Stated problem:
Give back the lines exactly, from the first one to the line with "from matplotlib.lines import Line2D", both ends included.

Source material:
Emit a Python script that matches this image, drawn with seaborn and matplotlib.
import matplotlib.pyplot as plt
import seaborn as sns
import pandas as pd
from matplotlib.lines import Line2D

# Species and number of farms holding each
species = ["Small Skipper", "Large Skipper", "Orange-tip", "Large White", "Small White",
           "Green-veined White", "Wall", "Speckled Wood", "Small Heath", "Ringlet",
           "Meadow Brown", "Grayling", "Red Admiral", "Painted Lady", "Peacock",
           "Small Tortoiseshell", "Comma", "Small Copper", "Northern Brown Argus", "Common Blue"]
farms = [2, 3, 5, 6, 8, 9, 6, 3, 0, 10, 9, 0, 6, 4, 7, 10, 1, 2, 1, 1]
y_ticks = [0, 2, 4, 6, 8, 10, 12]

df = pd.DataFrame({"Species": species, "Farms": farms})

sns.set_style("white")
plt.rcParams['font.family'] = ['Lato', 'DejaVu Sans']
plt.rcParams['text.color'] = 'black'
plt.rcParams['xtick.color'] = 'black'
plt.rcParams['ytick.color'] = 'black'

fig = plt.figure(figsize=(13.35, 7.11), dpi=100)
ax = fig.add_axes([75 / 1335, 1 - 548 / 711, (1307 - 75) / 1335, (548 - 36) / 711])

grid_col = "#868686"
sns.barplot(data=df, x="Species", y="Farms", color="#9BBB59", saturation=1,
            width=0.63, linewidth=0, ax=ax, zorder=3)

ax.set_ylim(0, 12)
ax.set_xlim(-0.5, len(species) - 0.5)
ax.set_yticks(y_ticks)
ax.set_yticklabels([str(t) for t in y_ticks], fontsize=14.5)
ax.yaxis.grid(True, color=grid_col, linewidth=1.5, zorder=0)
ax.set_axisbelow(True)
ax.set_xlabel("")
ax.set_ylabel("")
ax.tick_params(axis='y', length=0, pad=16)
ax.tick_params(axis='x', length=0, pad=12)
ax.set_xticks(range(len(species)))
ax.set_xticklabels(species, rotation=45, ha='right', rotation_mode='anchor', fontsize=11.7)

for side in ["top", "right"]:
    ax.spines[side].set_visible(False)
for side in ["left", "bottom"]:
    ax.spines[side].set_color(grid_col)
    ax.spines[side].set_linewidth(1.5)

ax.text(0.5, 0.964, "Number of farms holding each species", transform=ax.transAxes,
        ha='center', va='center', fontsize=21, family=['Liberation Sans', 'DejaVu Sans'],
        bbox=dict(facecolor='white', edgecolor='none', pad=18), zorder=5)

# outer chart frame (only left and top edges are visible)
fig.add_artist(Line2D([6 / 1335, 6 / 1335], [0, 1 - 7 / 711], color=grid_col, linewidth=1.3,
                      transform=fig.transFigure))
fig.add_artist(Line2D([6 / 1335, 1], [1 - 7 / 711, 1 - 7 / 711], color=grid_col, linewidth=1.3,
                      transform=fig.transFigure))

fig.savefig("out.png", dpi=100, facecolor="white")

Task output:
Emit a Python script that matches this image, drawn with seaborn and matplotlib.
import matplotlib.pyplot as plt
import seaborn as sns
import pandas as pd
from matplotlib.lines import Line2D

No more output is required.